À sa suite, l'orchestre a poursuivi cet hommage en interprétant avec beaucoup de douceur et de tendresse la Pavane de Gabriel Fauré, rendant la transition avec le programme toute naturelle.
L'Orchestre de chambre de Paris trouve dans cette musique et sous la baguette de Fabien Gabel des couleurs chatoyantes aussi bien que des nuances feutrées. Les différents solistes de pupitres trouvent ici l'occasion de s'illustrer avec beaucoup de brillant notamment dans la Fantasietta de Théodore Dubois. Le chef fait heureusement preuve de plus de précision dans sa direction que dans le repassage de sa queue de pie. Il sait créer de patentes complicités, aussi bien avec l'orchestre qu'avec les deux solistes de la soirée.

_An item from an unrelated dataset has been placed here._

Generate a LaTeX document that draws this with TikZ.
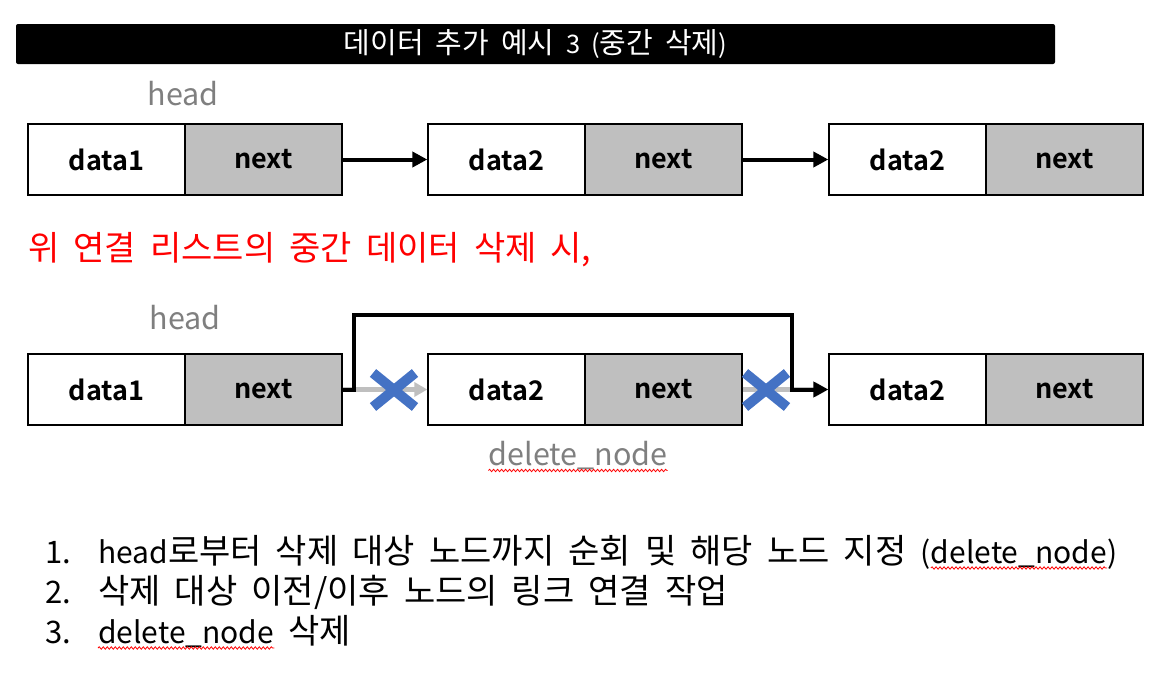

La première, Marie-Nicole Lemieux, fait preuve dans ce répertoire d'un magnétisme puissant, doublé de sa voix de velours. Le registre de poitrine est souvent un peu nasal mais les aigus sont légers et d'une rondeur surprenante chez une voix si grave. Elle semble trouver dans le parlé-chanté de Massenet une profondeur jouissive sans être ampoulée. Soutenue par un orchestre très à l'écoute, elle peut se permettre tous les contrastes, toutes les nuances, et lorsqu'elle ose des forte opératiques, sa voix se déploie avec bonheur dans un flot d'harmoniques puissants.
L'usage de la partition ne l'empêche pas d'incarner chaque mot, avec sa personnalité si sincère. Même si le texte manque parfois de clarté et de projection, son naturel de comédienne tour à tour charmeuse, déclamatrice, mutine, comble les manques de la diction.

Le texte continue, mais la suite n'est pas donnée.